Lame

The lame shall enter first (Alien Snatch Records) // par Lætitia Lacourt
L’Italie. Si le pays est connu pour ses pâtes, il l’est aussi pour ses soupes : il suffit de se balader un peu dans la botte pour se prendre des louches de Drupi, d’Eros Ramazzotti, d’Umberto Tozzi et autres Zucchero aussi dégoulinants qu’une assiette de mauvaises bolognaises. N’en déplaise aux ritals, force est de constater qu’au premier abord l’Italie ne se caractérise pas par une attitude rock’n’roll. Dieu soit loué, on a trouvé un peu de quoi se rassasier du côté de Florence, Milan, Rome et surtout Turin, la ville always on the move. A la simple évocation de la capitale piémontaise, notre cerveau sectaire et étriqué pense Fiat et Juventus.
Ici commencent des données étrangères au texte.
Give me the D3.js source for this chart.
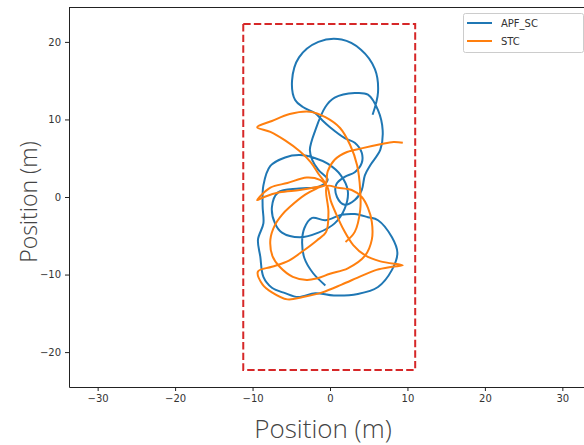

Un héritage quasi parfait auquel on ajoutera désormais LAME. 
LAME porte mal son nom, que l’on pourrait traduire par « boiteux », puisque le groupe a pondu l’un des meilleurs albums de 2015 dans la catégorie blues lo-fi punk. Sorti ce printemps chez Alien Snatch Records, passé un peu inaperçu, leur premier LP « The lame shall enter first » est une grosse tuerie parfaitement équilibrée de 10 titres imparables qui sentent le bar miteux, le garage crasseux et les coupe-gorge de mafieux. 
Les chiens ne faisant pas des chats, on retouve chez Lame du beau monde : Massimo Scocca, (guitare-harmonica) qui a joué dans des groupes garage dans les années 90s comme Cave Dogs et Two Bo’s Maniacs, la batteuse colombienne Maria Mallol Moya (excellente en live), et Stefano Isaia (chant-guitare) issu des géniaux Movie Star Junkies. Evidemment, une fois l’identité déclinée, vous vous doutez bien que c’est loin d’être pourri. 
10 titres donc. 10 titres qui bouclent et s’enchaînent, aussi limpides que de l’acqua della Madonna, un tracklisting parfait reflétant un univers écorché à vif, un brin nerveux où se mêlent déchéance et colère : la profondeur lancinante de Cold night, l’hymne obscur All is lost, l’intensité de la lonely ballad  All the falling leaves, la rampante et sublime Down in the valley dont les riffs, les breaks, la voix de la batteuse, les notes d’harmonica en font le joyau de l’album, la bouffe-bitume Oracle, la reprise musclée des Talking Heads Road to nowhere ou la noirceur de l’envoûtante et inquiétante  Axel  : la décadence a un son. Il est boiteux et turinois.